Shares of ArQule (NASDAQ:ARQL) rose more than 53% last month, according to data provided by S&P Global Market Intelligence. The clinical-stage pharmaceutical company reported promising data from two early-stage clinical trials. ARQ 531 flashed its potential to treat a range of cancers affecting white blood cells that have stubbornly resisted other treatments, while ARQ 092 demonstrated promise in treating rare overgrowth diseases.
Management wisely took advantage of the highest stock price since the early 2000s to raise capital through a public stock offering. Surprisingly, despite the dilution, Wall Street sent shares even higher on that news. The offering could raise up to $103.5 million in gross proceeds, which is a nice chunk of change considering ArQule ended March with $92 million in cash on hand.
There's no denying June was a great month for the business. The early results from ARQ 531 suggest that the company's approach has merit. The drug candidate is a reversible inhibitor of a protein called BTK, which is commonly expressed in white blood cell cancers such as lymphomas and leukemias. The problem is that other treatments bind to the protein permanently, which can cause the cancer to mutate resistance. ARQ 531 might alleviate that risk by letting go of its target, therefore making cancer cells more susceptible to attack for longer periods of time. Four of six patients tested achieved a partial response, including one patient who's received treatment for two years.
The data from ARQ 092 are also impressive, albeit less so. The drug candidate inhibits a protein called ATK, which causes various overgrowth syndromes and plays a role in some cancers, too. There are currently no approved ATK inhibitors on the market. Couple that with the fact that 9 of the 17 patients had stable disease after one year of treatment, and there's reason to suspect ArQule could be onto something. However, the endpoints of the next clinical trial (reduction in lesion size) might be more challenging to meet considering only 1 of the 17 patients in the preliminary data met that mark.
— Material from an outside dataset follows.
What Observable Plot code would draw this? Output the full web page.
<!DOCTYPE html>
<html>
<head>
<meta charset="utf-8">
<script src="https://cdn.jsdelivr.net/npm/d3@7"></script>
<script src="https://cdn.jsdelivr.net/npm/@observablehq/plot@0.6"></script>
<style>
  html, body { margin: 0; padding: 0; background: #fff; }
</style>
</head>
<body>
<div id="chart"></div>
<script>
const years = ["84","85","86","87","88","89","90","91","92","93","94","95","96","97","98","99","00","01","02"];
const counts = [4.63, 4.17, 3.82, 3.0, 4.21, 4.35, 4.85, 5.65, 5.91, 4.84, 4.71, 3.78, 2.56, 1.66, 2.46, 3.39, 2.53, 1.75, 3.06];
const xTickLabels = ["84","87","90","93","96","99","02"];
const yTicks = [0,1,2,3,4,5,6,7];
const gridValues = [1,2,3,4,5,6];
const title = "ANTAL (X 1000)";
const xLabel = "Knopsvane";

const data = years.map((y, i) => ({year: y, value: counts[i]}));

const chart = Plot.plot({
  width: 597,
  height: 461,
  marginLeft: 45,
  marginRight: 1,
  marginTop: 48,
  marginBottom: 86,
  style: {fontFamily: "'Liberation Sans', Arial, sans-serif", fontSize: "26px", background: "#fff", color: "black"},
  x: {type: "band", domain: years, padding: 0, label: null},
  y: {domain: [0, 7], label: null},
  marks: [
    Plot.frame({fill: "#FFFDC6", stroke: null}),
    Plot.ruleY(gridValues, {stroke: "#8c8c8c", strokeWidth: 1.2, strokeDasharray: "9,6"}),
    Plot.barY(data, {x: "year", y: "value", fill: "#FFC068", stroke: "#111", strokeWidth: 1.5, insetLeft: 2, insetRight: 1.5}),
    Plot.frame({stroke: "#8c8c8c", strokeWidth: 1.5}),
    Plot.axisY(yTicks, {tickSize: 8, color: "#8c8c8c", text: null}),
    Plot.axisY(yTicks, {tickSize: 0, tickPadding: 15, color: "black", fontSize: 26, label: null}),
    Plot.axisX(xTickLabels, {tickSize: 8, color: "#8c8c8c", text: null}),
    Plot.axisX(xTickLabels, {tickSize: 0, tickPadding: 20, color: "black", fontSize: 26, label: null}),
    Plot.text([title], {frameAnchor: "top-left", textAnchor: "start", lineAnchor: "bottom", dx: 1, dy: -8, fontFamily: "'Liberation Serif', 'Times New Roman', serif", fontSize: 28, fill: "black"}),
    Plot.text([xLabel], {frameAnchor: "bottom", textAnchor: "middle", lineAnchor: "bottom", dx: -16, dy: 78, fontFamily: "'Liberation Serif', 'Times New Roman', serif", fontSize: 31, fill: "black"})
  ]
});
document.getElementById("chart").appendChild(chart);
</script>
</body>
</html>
Investors should probably temper expectations.
Meanwhile, bolstering the balance sheet is generally a solid development for an early-stage pharma company with a maturing pipeline. The business now should have enough capital to get to the stage of data readouts for ARQ 531, ARQ 092, and other drug candidates.
ArQule is now valued at a market cap of $1.3 billion. Considering the company had struggled to top $400 million for much of the last decade, that's a sign that investors are clearly optimistic about the pipeline's future. Of course, while clinical results from select early-stage trials were encouraging, investors should remember that there's a long road ahead.